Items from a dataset

+-------+

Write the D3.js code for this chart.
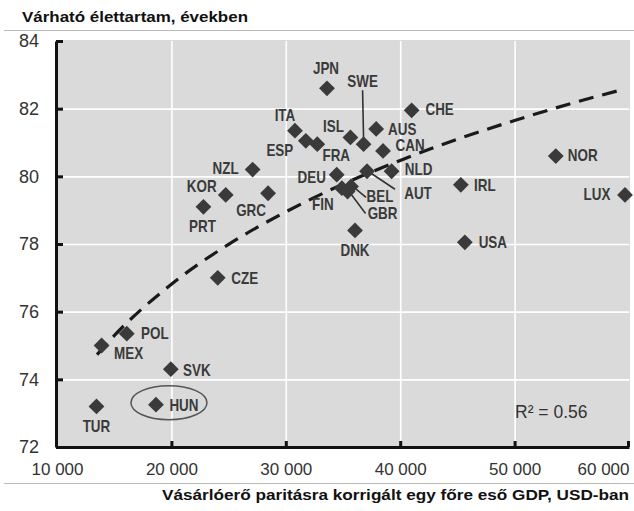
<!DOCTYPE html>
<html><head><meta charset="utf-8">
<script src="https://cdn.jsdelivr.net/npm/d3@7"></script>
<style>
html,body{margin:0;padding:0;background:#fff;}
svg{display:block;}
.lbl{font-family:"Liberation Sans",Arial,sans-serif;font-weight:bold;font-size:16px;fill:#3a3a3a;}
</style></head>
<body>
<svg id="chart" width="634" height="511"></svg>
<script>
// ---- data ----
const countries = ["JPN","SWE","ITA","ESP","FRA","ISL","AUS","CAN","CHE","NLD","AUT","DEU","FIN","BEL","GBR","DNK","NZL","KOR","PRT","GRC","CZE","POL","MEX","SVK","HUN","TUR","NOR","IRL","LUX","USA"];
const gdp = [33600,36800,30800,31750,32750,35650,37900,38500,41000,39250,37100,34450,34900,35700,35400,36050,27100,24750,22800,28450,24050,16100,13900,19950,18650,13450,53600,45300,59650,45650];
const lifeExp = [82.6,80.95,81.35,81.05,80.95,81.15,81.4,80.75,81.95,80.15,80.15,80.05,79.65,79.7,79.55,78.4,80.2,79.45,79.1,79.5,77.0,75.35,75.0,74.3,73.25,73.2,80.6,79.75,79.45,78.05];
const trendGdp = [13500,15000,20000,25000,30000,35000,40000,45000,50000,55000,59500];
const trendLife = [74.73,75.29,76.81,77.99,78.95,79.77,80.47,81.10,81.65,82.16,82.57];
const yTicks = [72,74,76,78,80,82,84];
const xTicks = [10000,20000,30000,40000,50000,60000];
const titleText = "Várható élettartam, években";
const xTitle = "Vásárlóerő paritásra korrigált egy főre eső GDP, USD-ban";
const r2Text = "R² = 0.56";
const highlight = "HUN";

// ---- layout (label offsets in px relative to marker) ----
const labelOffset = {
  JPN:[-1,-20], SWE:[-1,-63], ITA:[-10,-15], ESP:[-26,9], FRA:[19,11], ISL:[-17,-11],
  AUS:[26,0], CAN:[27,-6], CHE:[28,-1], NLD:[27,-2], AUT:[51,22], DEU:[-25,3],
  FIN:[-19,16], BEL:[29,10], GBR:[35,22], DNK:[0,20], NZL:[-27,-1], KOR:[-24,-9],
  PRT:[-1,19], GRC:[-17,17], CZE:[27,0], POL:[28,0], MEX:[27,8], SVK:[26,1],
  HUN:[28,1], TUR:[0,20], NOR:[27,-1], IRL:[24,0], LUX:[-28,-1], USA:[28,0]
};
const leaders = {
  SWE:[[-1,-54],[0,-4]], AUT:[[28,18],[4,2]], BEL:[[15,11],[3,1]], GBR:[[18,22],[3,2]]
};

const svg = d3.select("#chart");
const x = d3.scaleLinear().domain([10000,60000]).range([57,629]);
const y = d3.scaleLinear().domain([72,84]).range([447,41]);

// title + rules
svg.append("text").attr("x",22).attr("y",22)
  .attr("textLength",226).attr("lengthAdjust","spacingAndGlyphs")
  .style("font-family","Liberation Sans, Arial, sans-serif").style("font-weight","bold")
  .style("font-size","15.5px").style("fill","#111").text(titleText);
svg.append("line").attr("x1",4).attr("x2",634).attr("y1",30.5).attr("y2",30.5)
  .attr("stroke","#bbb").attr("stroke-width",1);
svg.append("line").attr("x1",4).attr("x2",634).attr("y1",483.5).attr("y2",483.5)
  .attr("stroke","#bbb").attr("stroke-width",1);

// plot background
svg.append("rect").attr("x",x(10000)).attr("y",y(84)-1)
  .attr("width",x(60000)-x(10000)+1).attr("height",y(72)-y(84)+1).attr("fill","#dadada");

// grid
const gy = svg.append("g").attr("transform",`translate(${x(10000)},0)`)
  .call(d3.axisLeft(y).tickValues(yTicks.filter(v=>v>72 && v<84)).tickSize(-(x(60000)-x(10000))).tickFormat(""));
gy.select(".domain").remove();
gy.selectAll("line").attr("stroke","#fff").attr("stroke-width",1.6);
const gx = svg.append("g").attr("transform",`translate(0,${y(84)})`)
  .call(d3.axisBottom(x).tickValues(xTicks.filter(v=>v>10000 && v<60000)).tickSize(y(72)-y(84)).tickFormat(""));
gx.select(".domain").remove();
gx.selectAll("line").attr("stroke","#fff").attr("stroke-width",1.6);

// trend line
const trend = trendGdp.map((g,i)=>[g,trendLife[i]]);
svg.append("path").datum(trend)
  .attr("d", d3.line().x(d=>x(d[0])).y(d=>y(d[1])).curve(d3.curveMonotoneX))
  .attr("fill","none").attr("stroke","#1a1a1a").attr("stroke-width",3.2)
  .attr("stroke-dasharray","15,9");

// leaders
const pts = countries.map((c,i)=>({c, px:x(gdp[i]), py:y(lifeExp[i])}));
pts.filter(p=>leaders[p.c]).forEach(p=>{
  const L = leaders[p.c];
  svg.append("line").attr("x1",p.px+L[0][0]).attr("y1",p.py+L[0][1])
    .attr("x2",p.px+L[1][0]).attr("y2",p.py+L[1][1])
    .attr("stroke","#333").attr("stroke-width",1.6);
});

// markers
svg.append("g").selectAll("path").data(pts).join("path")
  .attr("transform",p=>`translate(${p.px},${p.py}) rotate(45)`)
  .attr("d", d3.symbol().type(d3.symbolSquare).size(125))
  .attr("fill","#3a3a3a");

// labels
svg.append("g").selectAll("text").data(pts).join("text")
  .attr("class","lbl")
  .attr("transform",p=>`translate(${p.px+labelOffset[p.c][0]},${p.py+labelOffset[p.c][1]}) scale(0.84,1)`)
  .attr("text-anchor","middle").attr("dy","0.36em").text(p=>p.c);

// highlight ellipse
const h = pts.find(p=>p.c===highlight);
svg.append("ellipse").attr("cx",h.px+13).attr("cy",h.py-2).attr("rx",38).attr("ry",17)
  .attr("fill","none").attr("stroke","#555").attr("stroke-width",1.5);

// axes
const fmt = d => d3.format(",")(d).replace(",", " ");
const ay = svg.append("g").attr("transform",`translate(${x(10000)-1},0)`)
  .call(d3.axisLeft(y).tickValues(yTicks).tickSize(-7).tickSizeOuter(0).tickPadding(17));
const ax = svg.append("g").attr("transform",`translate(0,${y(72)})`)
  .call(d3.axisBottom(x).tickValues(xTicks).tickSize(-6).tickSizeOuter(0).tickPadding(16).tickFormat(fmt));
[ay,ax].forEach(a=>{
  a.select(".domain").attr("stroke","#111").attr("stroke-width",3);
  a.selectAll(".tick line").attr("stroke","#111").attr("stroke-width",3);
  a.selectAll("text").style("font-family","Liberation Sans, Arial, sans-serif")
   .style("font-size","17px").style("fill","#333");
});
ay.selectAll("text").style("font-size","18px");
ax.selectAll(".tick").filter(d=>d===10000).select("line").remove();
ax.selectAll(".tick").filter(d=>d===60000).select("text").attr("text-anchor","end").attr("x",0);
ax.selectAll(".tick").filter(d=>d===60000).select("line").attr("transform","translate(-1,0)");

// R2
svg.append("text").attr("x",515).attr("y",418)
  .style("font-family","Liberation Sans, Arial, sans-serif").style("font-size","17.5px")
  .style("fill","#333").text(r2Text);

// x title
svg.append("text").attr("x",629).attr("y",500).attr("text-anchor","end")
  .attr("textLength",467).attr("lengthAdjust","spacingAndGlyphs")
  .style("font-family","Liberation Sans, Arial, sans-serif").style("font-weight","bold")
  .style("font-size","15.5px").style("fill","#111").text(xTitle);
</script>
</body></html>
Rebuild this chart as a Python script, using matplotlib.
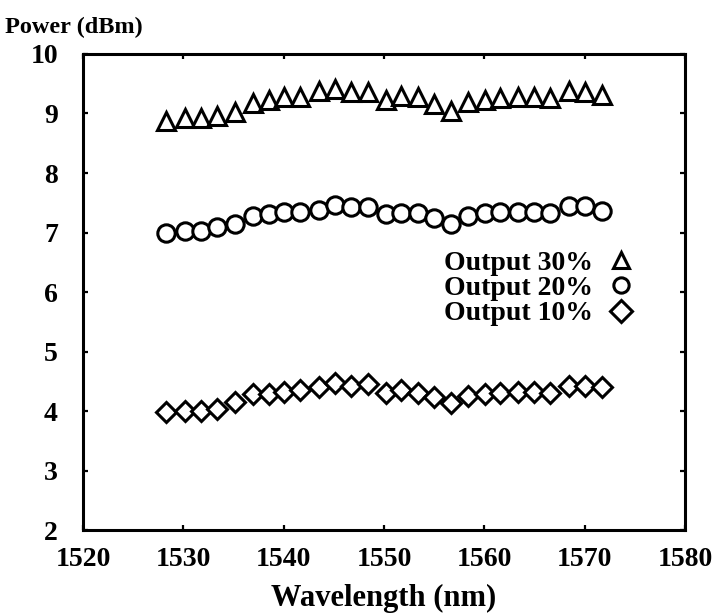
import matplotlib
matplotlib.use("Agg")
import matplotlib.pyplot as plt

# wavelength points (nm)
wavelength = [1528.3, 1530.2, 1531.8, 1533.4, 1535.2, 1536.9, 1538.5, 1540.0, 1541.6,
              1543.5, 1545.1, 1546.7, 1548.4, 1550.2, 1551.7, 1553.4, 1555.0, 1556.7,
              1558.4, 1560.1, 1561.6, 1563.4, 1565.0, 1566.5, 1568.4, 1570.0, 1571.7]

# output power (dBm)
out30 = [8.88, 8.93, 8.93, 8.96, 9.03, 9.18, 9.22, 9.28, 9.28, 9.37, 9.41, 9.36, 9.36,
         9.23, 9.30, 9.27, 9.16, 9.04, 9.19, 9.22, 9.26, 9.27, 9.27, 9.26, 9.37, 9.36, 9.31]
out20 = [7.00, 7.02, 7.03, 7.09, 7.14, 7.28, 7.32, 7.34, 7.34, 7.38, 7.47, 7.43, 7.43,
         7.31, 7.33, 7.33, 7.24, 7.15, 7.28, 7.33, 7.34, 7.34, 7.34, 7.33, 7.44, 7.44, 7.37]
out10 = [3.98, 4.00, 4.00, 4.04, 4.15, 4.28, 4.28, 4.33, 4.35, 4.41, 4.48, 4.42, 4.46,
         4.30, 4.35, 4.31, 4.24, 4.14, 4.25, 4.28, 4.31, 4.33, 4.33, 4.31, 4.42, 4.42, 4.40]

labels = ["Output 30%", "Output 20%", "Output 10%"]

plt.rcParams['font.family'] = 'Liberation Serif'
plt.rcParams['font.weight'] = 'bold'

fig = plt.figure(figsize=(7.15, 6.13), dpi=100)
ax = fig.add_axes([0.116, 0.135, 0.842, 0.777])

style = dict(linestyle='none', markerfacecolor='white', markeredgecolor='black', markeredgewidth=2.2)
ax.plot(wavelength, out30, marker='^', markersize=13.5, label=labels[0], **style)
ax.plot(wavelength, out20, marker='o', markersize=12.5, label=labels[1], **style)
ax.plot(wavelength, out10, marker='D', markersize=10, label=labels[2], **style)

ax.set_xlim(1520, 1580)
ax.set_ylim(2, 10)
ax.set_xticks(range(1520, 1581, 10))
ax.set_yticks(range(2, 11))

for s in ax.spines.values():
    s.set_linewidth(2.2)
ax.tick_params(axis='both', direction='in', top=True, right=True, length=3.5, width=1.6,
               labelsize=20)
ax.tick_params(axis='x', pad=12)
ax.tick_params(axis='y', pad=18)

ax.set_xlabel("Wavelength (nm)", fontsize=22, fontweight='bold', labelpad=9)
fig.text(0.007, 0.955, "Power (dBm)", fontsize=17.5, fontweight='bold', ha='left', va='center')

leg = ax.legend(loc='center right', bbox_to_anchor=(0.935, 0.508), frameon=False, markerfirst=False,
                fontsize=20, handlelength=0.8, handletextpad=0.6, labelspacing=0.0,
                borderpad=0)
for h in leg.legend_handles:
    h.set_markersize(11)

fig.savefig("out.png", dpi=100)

+-------+

§ YOUR TASK: Except for the pictures, write out exactly the lines from the line that contains "Rebuild this chart" through the line that contains "ax = fig.add_axes([0.116, 0.135, 0.842, 0.777])", including both.

§ THE RESPONSE:
Rebuild this chart as a Python script, using matplotlib.
import matplotlib
matplotlib.use("Agg")
import matplotlib.pyplot as plt

# wavelength points (nm)
wavelength = [1528.3, 1530.2, 1531.8, 1533.4, 1535.2, 1536.9, 1538.5, 1540.0, 1541.6,
              1543.5, 1545.1, 1546.7, 1548.4, 1550.2, 1551.7, 1553.4, 1555.0, 1556.7,
              1558.4, 1560.1, 1561.6, 1563.4, 1565.0, 1566.5, 1568.4, 1570.0, 1571.7]

# output power (dBm)
out30 = [8.88, 8.93, 8.93, 8.96, 9.03, 9.18, 9.22, 9.28, 9.28, 9.37, 9.41, 9.36, 9.36,
         9.23, 9.30, 9.27, 9.16, 9.04, 9.19, 9.22, 9.26, 9.27, 9.27, 9.26, 9.37, 9.36, 9.31]
out20 = [7.00, 7.02, 7.03, 7.09, 7.14, 7.28, 7.32, 7.34, 7.34, 7.38, 7.47, 7.43, 7.43,
         7.31, 7.33, 7.33, 7.24, 7.15, 7.28, 7.33, 7.34, 7.34, 7.34, 7.33, 7.44, 7.44, 7.37]
out10 = [3.98, 4.00, 4.00, 4.04, 4.15, 4.28, 4.28, 4.33, 4.35, 4.41, 4.48, 4.42, 4.46,
         4.30, 4.35, 4.31, 4.24, 4.14, 4.25, 4.28, 4.31, 4.33, 4.33, 4.31, 4.42, 4.42, 4.40]

labels = ["Output 30%", "Output 20%", "Output 10%"]

plt.rcParams['font.family'] = 'Liberation Serif'
plt.rcParams['font.weight'] = 'bold'

fig = plt.figure(figsize=(7.15, 6.13), dpi=100)
ax = fig.add_axes([0.116, 0.135, 0.842, 0.777])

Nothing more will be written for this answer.